- Objective: Which lines hold the word "Clone"? Copy each one.

- Excerpted records:
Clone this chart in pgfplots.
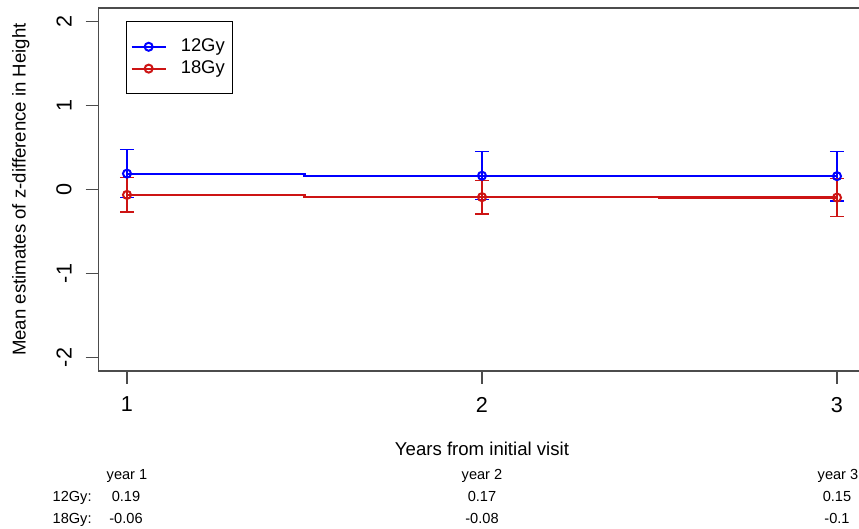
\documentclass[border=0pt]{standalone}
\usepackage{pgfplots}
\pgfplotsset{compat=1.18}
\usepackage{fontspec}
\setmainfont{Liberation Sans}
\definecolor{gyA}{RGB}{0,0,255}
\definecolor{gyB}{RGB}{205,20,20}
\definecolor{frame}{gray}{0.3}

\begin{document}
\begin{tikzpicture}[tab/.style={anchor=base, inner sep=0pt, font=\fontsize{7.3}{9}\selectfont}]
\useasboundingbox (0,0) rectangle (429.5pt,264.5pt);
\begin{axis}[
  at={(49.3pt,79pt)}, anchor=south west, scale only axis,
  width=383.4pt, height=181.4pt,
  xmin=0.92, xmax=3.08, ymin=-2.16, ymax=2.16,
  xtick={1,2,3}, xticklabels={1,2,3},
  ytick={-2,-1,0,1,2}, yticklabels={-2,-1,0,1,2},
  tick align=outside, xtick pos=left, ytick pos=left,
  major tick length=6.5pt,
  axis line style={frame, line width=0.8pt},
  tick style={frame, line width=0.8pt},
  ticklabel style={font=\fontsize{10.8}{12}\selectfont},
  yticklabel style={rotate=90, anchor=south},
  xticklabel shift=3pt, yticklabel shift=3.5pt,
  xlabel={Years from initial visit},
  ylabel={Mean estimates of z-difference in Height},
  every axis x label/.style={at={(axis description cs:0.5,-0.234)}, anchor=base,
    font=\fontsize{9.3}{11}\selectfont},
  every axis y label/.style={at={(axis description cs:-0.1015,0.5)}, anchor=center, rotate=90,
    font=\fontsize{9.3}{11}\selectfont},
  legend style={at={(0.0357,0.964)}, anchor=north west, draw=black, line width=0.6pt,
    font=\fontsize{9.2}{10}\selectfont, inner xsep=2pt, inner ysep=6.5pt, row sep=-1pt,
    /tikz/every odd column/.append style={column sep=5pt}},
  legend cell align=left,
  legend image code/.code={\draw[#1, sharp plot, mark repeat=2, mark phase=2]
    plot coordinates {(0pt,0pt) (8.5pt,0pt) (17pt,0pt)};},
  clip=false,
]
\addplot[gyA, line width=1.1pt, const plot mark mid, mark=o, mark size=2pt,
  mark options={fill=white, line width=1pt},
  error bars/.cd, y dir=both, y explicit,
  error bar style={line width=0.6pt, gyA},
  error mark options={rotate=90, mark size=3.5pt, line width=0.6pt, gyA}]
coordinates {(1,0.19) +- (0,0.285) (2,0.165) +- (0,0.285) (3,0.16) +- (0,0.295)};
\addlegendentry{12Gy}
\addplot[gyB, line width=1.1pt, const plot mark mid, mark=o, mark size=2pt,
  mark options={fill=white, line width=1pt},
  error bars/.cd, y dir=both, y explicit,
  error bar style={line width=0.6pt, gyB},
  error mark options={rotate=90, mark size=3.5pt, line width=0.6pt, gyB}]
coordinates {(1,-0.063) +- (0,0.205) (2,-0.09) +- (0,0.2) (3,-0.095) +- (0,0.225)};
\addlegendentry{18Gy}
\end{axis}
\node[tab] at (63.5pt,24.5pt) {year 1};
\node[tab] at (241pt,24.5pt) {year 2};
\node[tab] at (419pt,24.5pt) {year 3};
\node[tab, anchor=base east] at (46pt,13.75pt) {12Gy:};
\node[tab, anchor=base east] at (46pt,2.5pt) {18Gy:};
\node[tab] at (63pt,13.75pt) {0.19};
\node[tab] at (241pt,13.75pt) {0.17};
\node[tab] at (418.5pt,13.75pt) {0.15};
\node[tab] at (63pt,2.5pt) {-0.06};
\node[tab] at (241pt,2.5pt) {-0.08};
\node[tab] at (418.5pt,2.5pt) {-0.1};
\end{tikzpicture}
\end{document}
---
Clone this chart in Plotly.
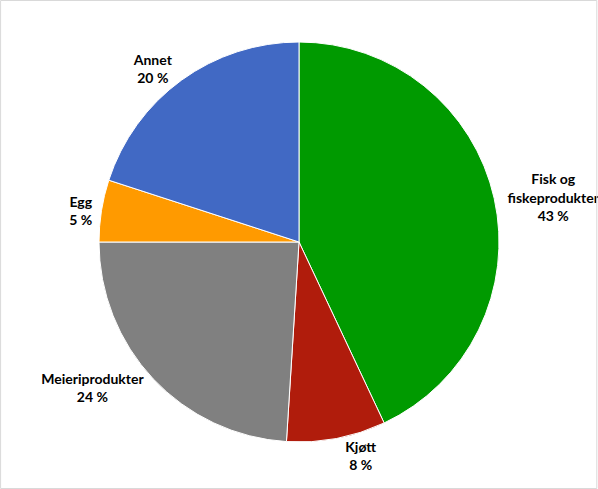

- Result of this task:
Clone this chart in pgfplots.
Clone this chart in Plotly.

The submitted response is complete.